We’re currently serving 250 Billion ad impressions per day across our 6 data centers. Out of these, we are serving about 180 Billion ad impressions in the US alone.
Each ad impression can have hundreds of attributes(dimensions) e.g Country, City, Brower, OS, Custom-Parameters from web-page, ad-size, ad-id, site-id etc
Currently, we don’t have a data warehouse and ad-hoc OLAP support is pretty much non-existent in our organization. This severely limits our ability to run adhoc queries and get a quick grasp about data.
We want to answer the following 2 queries to begin with :-
Q1) Find the total count of ad impressions which were served from "beginDate" to "endDate" where Dimension1 = d1 and Dimension2 = d2 .... .. Dimensionk = d_k Q2) Find the total count of unique users which saw our ads from "beginDate" to "endDate" where Dimension1 = d1 and/or Dimension2 = d2 .... .. Dimensionk = d_k
As I said each impression can have hundreds of dimensions(listed above) and cardinality of each dimension could be from few hundreds(say for dimension Country) to Billions(for e.g User-id).

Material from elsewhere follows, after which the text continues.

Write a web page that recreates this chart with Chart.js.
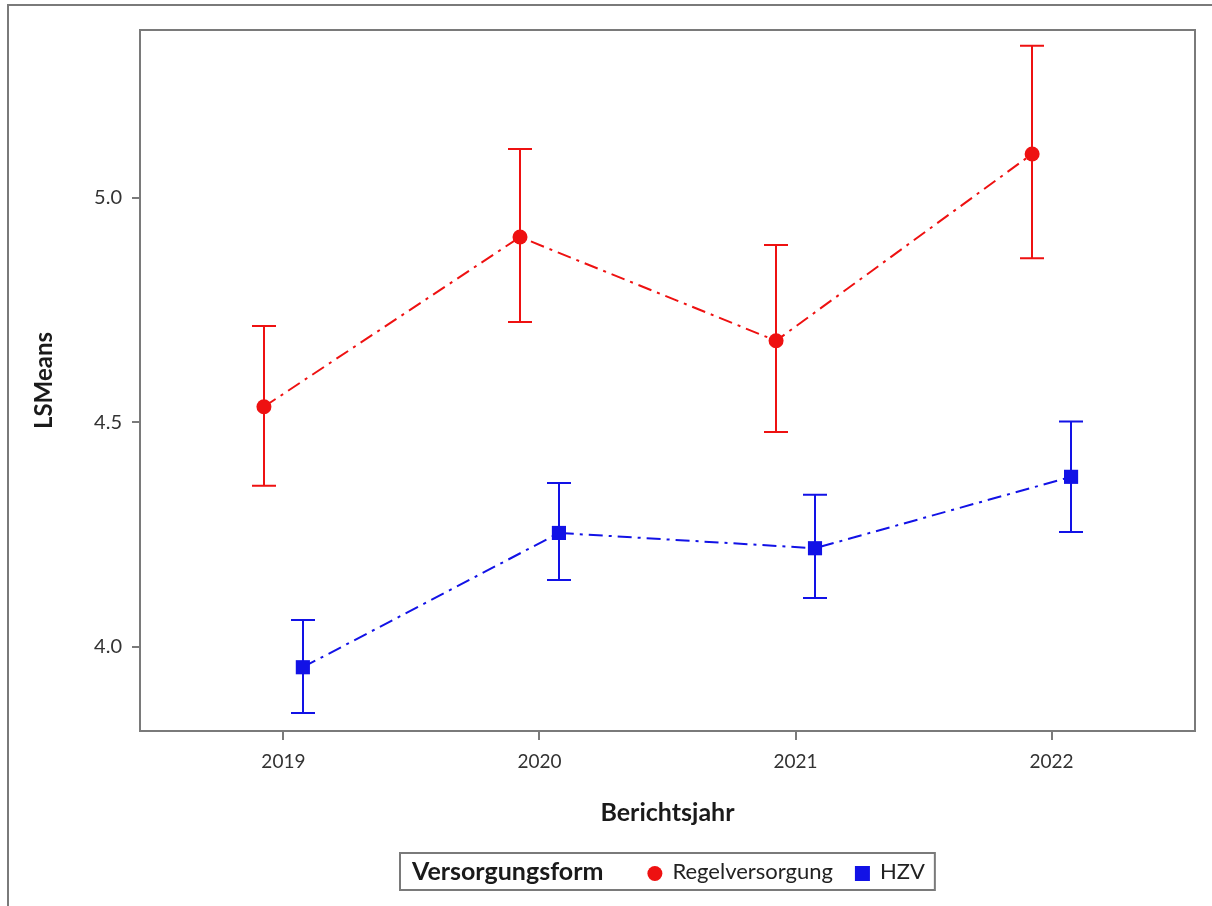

We want approximate answers and the least infrastructure cost and query response time within < 5 minutes. I am thinking about using Druid and Apache datasketches(Theta Sketch to be precise) for answering Q2 and using the following data-model :-
Date Dimension Name Dimension Value Unique-User-ID(Theta sketch) 2021/09/12 "Country" "US" 37873-3udif-83748-2973483 2021/09/12 "Browser" "Chrome" 37873-3aeuf-83748-2973483 . . <Other records>
So after roll-up, I would end up with 1 theta-sketch per dimension value per day(assuming day level granularity) and I can do unions and intersections on these sketches to answer Q2)
I am planning to set k(nominal entries) to 10^5(please comment about what would be suitable k for this use case and expected storage amount required?)
I’ve also read that the about theta sketch set ops accuracy here
I would like to know if there is a better approach to solve Q2(with or without Druid)
Also I would like to know how can I solve Q1?
If I replace Unique-User-Id with “Impression-Id”, can I use the same data model to answer Q1? I believe that if I replace Unique-User-Id with “Impression-Id” then accuracy to count the total impressions would be way worse than that of Q2, because each ad-impression is assigned a unique id and we are currently serving 250 Billion per day.
Please share your thoughts about solving Q1 and Q2.